Open Gremious opened this issue 5 years ago • 2 comments

I know highlighting is always in the works, just wanted to leave this issue to help with tracking.

In Rust, 'a' is a a character. 'a is a lifetime identifier. This isn't limited to 'a, but can be any number of letters, including:

'b
'bar, 'baz
'static

Expected behaviour

Correct highlighting:

struct Foo<'a> {
    a: 'a char, // variable with name "a" will be of type character with a lifetime of 'a
}

fn main() {
    let f = Foo { a: 'a' }; // "variable a = the char 'a'"
}

Actual behaviour

Everything between a pair of "''s" is highlighted (sorta:).

Steps to reproduce

Write

impl<'a> Foo<'a> for Bar {
    type Baz = (
        a<'a, x>,
        b<'a, y>,
        c<'a, z>,
    );

surrounded with a rust block quote. In the preview window, everything between two "''s" is highlighted no matter how far away the next one is (which potentially just makes your near-entire codeblock highlighted in 1 color).
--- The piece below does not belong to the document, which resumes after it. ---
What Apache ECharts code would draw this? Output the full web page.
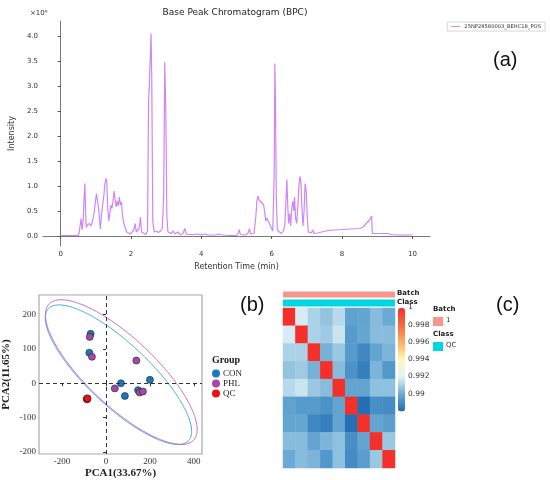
<!DOCTYPE html>
<html>
<head>
<meta charset="utf-8">
<script src="https://cdn.jsdelivr.net/npm/echarts@6/dist/echarts.min.js"></script>
<style>
  html, body { margin: 0; padding: 0; background: #fff; }
  #chart { width: 550px; height: 480px; }
</style>
</head>
<body>
<div id="chart"></div>
<script>
// (a) base peak chromatogram, intensity in units of 1e9
const rtMin = [0.00, 0.50, 0.53, 0.58, 0.61, 0.64, 0.67, 0.69, 0.71, 0.73, 0.76, 0.79, 0.82, 0.86, 0.90, 0.95, 0.99, 1.02, 1.05, 1.08,
  1.11, 1.13, 1.16, 1.19, 1.22, 1.26, 1.29, 1.31, 1.34, 1.37, 1.40, 1.43, 1.46, 1.49, 1.52, 1.55, 1.58, 1.61, 1.64, 1.67,
  1.70, 1.73, 1.76, 1.80, 1.84, 1.88, 1.93, 1.98, 2.03, 2.08, 2.12, 2.15, 2.19, 2.23, 2.27, 2.30, 2.35, 2.42, 2.47, 2.50,
  2.52, 2.55, 2.57, 2.59, 2.62, 2.66, 2.72, 2.78, 2.84, 2.89, 2.93, 2.96, 2.99, 3.02, 3.05, 3.10, 3.14, 3.20, 3.25, 3.33,
  3.40, 3.47, 3.53, 3.57, 3.65, 3.80, 3.90, 4.00, 4.10, 4.20, 4.40, 4.50, 4.60, 4.80, 5.00, 5.05, 5.08, 5.11, 5.25, 5.33,
  5.37, 5.40, 5.50, 5.55, 5.58, 5.61, 5.64, 5.67, 5.70, 5.73, 5.77, 5.80, 5.83, 5.86, 5.90, 5.94, 5.98, 6.03, 6.07, 6.09,
  6.11, 6.13, 6.16, 6.22, 6.28, 6.33, 6.37, 6.40, 6.43, 6.46, 6.48, 6.51, 6.54, 6.57, 6.60, 6.63, 6.65, 6.68, 6.71, 6.74,
  6.77, 6.80, 6.83, 6.86, 6.89, 6.92, 6.95, 6.98, 7.01, 7.04, 7.08, 7.12, 7.17, 7.20, 7.30, 7.60, 8.00, 8.50, 8.60, 8.70,
  8.78, 8.84, 8.86, 8.95, 9.10, 9.30, 9.40, 9.60, 10.00];
const intensity = [0.01, 0.01, 0.08, 0.35, 0.12, 0.30, 0.80, 1.05, 0.50, 0.17, 0.22, 0.18, 0.25, 0.20, 0.28, 0.45, 0.70, 0.85, 0.82, 0.55,
  0.30, 0.14, 0.40, 0.60, 0.75, 1.05, 1.15, 1.10, 0.55, 0.30, 0.45, 0.62, 0.55, 0.70, 0.90, 0.72, 0.58, 0.70, 0.60, 0.78,
  0.62, 0.68, 0.40, 0.25, 0.15, 0.08, 0.05, 0.04, 0.06, 0.12, 0.25, 0.08, 0.05, 0.15, 0.38, 0.08, 0.04, 0.03, 0.10, 2.70,
  3.00, 3.60, 4.05, 3.20, 0.30, 0.08, 0.10, 0.07, 0.10, 0.15, 0.80, 3.48, 2.50, 0.40, 0.08, 0.12, 0.05, 0.10, 0.04, 0.08,
  0.03, 0.04, 0.15, 0.04, 0.03, 0.03, 0.04, 0.02, 0.04, 0.02, 0.02, 0.04, 0.02, 0.01, 0.01, 0.06, 0.13, 0.03, 0.02, 0.06,
  0.15, 0.04, 0.05, 0.40, 0.70, 0.80, 0.72, 0.75, 0.68, 0.72, 0.62, 0.48, 0.30, 0.36, 0.30, 0.28, 0.18, 0.10, 1.20, 3.45,
  2.55, 0.80, 0.12, 0.08, 0.05, 0.10, 0.20, 0.60, 1.13, 0.55, 0.25, 0.45, 0.20, 0.55, 0.70, 0.50, 0.78, 0.35, 0.25, 0.55,
  0.95, 1.19, 1.10, 0.55, 0.20, 0.50, 1.05, 0.90, 0.40, 0.08, 0.05, 0.06, 0.12, 0.05, 0.06, 0.11, 0.13, 0.15, 0.18, 0.26,
  0.32, 0.40, 0.05, 0.05, 0.05, 0.05, 0.03, 0.02, 0.02];
const rtTicks = [0, 2, 4, 6, 8, 10];
const intTicks = [0, 0.5, 1, 1.5, 2, 2.5, 3, 3.5, 4];

// (b) PCA scores
const conPC1 = [-70, -76, 68, 86, 146, 200];
const conPC2 = [144, 89, 0, -37, -20, 10];
const phlPC1 = [-74, -64, 138, 40, 153, 168];
const phlPC2 = [135, 77, 66, -15, -27, -24];
const qcPC1 = [-88, -86, -84];
const qcPC2 = [-45, -47, -44];
const pc1Ticks = [-200, 0, 200, 400];
const pc2Ticks = [-200, -100, 0, 100, 200];
// confidence ellipses: centre, major semi-axis vector, minor semi-axis vector
const conEllipse = [[56.7, 25], [319, -192], [96, 66]];
const phlEllipse = [[69.6, 32.5], [329, -198], [105, 72]];

// (c) QC correlation heatmap
const qcSamples = ['QC1', 'QC2', 'QC3', 'QC4', 'QC5', 'QC6', 'QC7', 'QC8', 'QC9'];
const corrUpper = [
  [1, 0.9918, 0.9911, 0.9907, 0.9913, 0.9897, 0.9898, 0.9905, 0.9900],
  [0, 1, 0.9911, 0.9909, 0.9916, 0.9895, 0.9899, 0.9905, 0.9905],
  [0, 0, 1, 0.9902, 0.9908, 0.9895, 0.9889, 0.9898, 0.9903],
  [0, 0, 0, 1, 0.9905, 0.9892, 0.9886, 0.9903, 0.9894],
  [0, 0, 0, 0, 1, 0.9898, 0.9898, 0.9906, 0.9906],
  [0, 0, 0, 0, 0, 1, 0.9881, 0.9891, 0.9890],
  [0, 0, 0, 0, 0, 0, 1, 0.9898, 0.9896],
  [0, 0, 0, 0, 0, 0, 0, 1, 0.9908],
  [0, 0, 0, 0, 0, 0, 0, 0, 1]
];
const corrTicks = [1, 0.998, 0.996, 0.994, 0.992, 0.99];

const zip = (a, b) => a.map((v, i) => [v, b[i]]);
function ellipsePoints(e) {
  const pts = [];
  for (let d = 0; d <= 360; d += 3) {
    const t = d * Math.PI / 180;
    pts.push([e[0][0] + e[1][0] * Math.cos(t) + e[2][0] * Math.sin(t),
              e[0][1] + e[1][1] * Math.cos(t) + e[2][1] * Math.sin(t)]);
  }
  return pts;
}
const heatData = [];
for (let r = 0; r < 9; r++) {
  for (let c = 0; c < 9; c++) {
    heatData.push([c, r, r <= c ? corrUpper[r][c] : corrUpper[c][r]]);
  }
}

const sans = 'DejaVu Sans';
const serif = 'Liberation Serif';
const cbTop = 308, cbH = 103.5, cbMin = 0.988, cbMax = 1.0;

const myChart = echarts.init(document.getElementById('chart'));
const option = {
  animation: false,
  backgroundColor: '#fff',
  title: {
    text: 'Base Peak Chromatogram (BPC)',
    left: 230, top: 3, textAlign: 'center',
    textStyle: { fontFamily: sans, fontWeight: 'normal', fontSize: 9, color: '#222' }
  },
  legend: [{
    data: [{ name: '25NP28580003_BEHC18_POS', icon: 'rect' }],
    right: 5, top: 22,
    borderColor: '#ccc', borderWidth: 0.8, padding: [2, 4],
    itemWidth: 9, itemHeight: 1, itemGap: 2,
    textStyle: { fontFamily: sans, fontSize: 5.2, color: '#333', padding: [0, 0, 0, -1] }
  }, {
    data: ['CON', 'PHL', 'QC'],
    orient: 'vertical', left: 212, top: 369,
    itemWidth: 8, itemHeight: 8, itemGap: 1, padding: 0,
    icon: 'circle',
    itemStyle: { borderWidth: 0 },
    textStyle: { fontFamily: serif, fontSize: 9, color: '#222', padding: [0, 0, 0, -2] }
  }],
  grid: [
    { left: 30, top: 21, width: 400, height: 225 },
    { left: 36, top: 295, width: 166, height: 161, show: true, borderColor: '#aaa', borderWidth: 1.2 },
    { left: 283, top: 308, width: 112, height: 160 }
  ],
  xAxis: [{
    gridIndex: 0, type: 'value', min: -0.5, max: 10.5,
    name: 'Retention Time (min)', nameLocation: 'middle', nameGap: 17,
    nameTextStyle: { fontFamily: sans, fontSize: 8, color: '#333' },
    splitLine: { show: false },
    axisLine: { lineStyle: { color: '#555', width: 0.8 } },
    axisTick: { customValues: rtTicks, length: 3, lineStyle: { color: '#555' } },
    axisLabel: { customValues: rtTicks, fontFamily: sans, fontSize: 7, color: '#333', margin: 5 }
  }, {
    gridIndex: 1, type: 'value', min: -305, max: 437,
    name: 'PCA1(33.67%)', nameLocation: 'middle', nameGap: 14,
    nameTextStyle: { fontFamily: serif, fontWeight: 'bold', fontSize: 11, color: '#222' },
    splitLine: { show: false },
    axisLine: { show: false },
    axisTick: { customValues: pc1Ticks, length: 3, lineStyle: { color: '#333' } },
    axisLabel: { customValues: pc1Ticks, fontFamily: serif, fontSize: 9, color: '#333', margin: 3 }
  }, {
    gridIndex: 2, type: 'category', data: qcSamples, show: false
  }],
  yAxis: [{
    gridIndex: 0, type: 'value', min: -0.2, max: 4.3,
    name: 'Intensity', nameLocation: 'middle', nameGap: 19,
    nameTextStyle: { fontFamily: sans, fontSize: 8, color: '#333' },
    splitLine: { show: false },
    axisLine: { show: true, lineStyle: { color: '#555', width: 0.8 } },
    axisTick: { show: true, customValues: intTicks, length: 3, lineStyle: { color: '#555' } },
    axisLabel: { customValues: intTicks, fontFamily: sans, fontSize: 7, color: '#333', margin: 5,
      formatter: v => v.toFixed(1) }
  }, {
    gridIndex: 1, type: 'value', min: -206, max: 257,
    name: 'PCA2(11.65%)', nameLocation: 'middle', nameGap: 27,
    nameTextStyle: { fontFamily: serif, fontWeight: 'bold', fontSize: 11, color: '#222' },
    splitLine: { show: false },
    axisLine: { show: false },
    axisTick: { show: true, customValues: pc2Ticks, length: 3, lineStyle: { color: '#333' } },
    axisLabel: { customValues: pc2Ticks, fontFamily: serif, fontSize: 9, color: '#333', margin: 3 }
  }, {
    gridIndex: 2, type: 'category', data: qcSamples, inverse: true, show: false
  }],
  visualMap: {
    type: 'continuous', seriesIndex: 6, min: cbMin, max: cbMax,
    left: 398, top: cbTop, itemWidth: 7, itemHeight: cbH, padding: 0,
    calculable: false, showLabel: false, text: null,
    inRange: { color: ['#1f6db3', '#6aaad4', '#e2f2f7', '#fff8b8', '#fdb062', '#f46a42', '#f4302a'] }
  },
  series: [{
    name: '25NP28580003_BEHC18_POS', type: 'line', xAxisIndex: 0, yAxisIndex: 0,
    data: zip(rtMin, intensity), showSymbol: false,
    lineStyle: { color: '#cf86f5', width: 1.2 }, itemStyle: { color: '#cf86f5' }
  }, {
    name: 'CON ellipse', type: 'line', xAxisIndex: 1, yAxisIndex: 1,
    data: ellipsePoints(conEllipse), showSymbol: false, smooth: true,
    lineStyle: { color: '#3aa6de', width: 1 }, silent: true
  }, {
    name: 'PHL ellipse', type: 'line', xAxisIndex: 1, yAxisIndex: 1,
    data: ellipsePoints(phlEllipse), showSymbol: false, smooth: true,
    lineStyle: { color: '#c765c9', width: 1 }, silent: true,
    markLine: {
      silent: true, symbol: 'none', label: { show: false },
      lineStyle: { color: '#333', type: [4, 3], width: 1 },
      data: [{ xAxis: 0 }, { yAxis: 0 }]
    }
  }, {
    name: 'CON', type: 'scatter', xAxisIndex: 1, yAxisIndex: 1,
    data: zip(conPC1, conPC2), symbolSize: 7,
    itemStyle: { color: '#1a78bd', borderColor: '#222', borderWidth: 0.6, opacity: 1 }
  }, {
    name: 'PHL', type: 'scatter', xAxisIndex: 1, yAxisIndex: 1,
    data: zip(phlPC1, phlPC2), symbolSize: 7,
    itemStyle: { color: '#a548a8', borderColor: '#222', borderWidth: 0.6, opacity: 1 }
  }, {
    name: 'QC', type: 'scatter', xAxisIndex: 1, yAxisIndex: 1,
    data: zip(qcPC1, qcPC2), symbolSize: 7,
    itemStyle: { color: '#ee1111', borderColor: '#222', borderWidth: 0.6, opacity: 1 }
  }, {
    name: 'QC correlation', type: 'heatmap', xAxisIndex: 2, yAxisIndex: 2,
    data: heatData, itemStyle: { borderWidth: 0 }
  }],
  graphic: [
    { type: 'text', left: 30, top: 10, style: { text: '×10⁹', fontFamily: sans, fontSize: 7, fill: '#333' } },
    { type: 'text', left: 493, top: 50, style: { text: '(a)', fontFamily: 'Liberation Sans', fontSize: 20, fill: '#111' } },
    { type: 'text', left: 240, top: 295, style: { text: '(b)', fontFamily: 'Liberation Sans', fontSize: 20, fill: '#111' } },
    { type: 'text', left: 496, top: 295, style: { text: '(c)', fontFamily: 'Liberation Sans', fontSize: 20, fill: '#111' } },
    { type: 'text', left: 212, top: 355, style: { text: 'Group', fontFamily: serif, fontWeight: 'bold', fontSize: 10, fill: '#222' } },
    // annotation bars above the heatmap
    { type: 'rect', shape: { x: 283, y: 291.5, width: 112, height: 6 }, style: { fill: '#f7968b' } },
    { type: 'rect', shape: { x: 283, y: 299.5, width: 112, height: 7 }, style: { fill: '#00d6df' } },
    { type: 'text', left: 397, top: 289.5, style: { text: 'Batch', fontFamily: sans, fontWeight: 'bold', fontSize: 7, fill: '#222' } },
    { type: 'text', left: 397, top: 298.5, style: { text: 'Class', fontFamily: sans, fontWeight: 'bold', fontSize: 7, fill: '#222' } },
    // annotation legend
    { type: 'text', left: 433, top: 306, style: { text: 'Batch', fontFamily: sans, fontWeight: 'bold', fontSize: 7, fill: '#222' } },
    { type: 'rect', shape: { x: 433, y: 317, width: 10, height: 9 }, style: { fill: '#f7968b' } },
    { type: 'text', left: 446, top: 317, style: { text: '1', fontFamily: sans, fontSize: 7, fill: '#333' } },
    { type: 'text', left: 433, top: 331, style: { text: 'Class', fontFamily: sans, fontWeight: 'bold', fontSize: 7, fill: '#222' } },
    { type: 'rect', shape: { x: 433, y: 342, width: 10, height: 9 }, style: { fill: '#00d6df' } },
    { type: 'text', left: 446, top: 342, style: { text: 'QC', fontFamily: sans, fontSize: 7, fill: '#333' } }
  ].concat(corrTicks.map(v => ({
    type: 'text', left: 408,
    top: cbTop + (cbMax - v) / (cbMax - cbMin) * cbH - 4.5,
    style: { text: String(v), fontFamily: sans, fontSize: 7.5, fill: '#333' }
  })))
};

myChart.setOption(option);

window.addEventListener('resize', () => {
  myChart.resize();
});
</script>
</body>
</html>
In the writing window, everything between two "''s" or a a "''" and a linebreak is highlighted, whichever comes first.

Gremious avatar Jun 20 '20 11:06 Gremious

@Waqar144? :grin:

pbek avatar Jun 20 '20 12:06 pbek

In Rust, 'a' is a a character.

Indeed.

This isn't really difficult to implement, but I don't want every language to go through this check.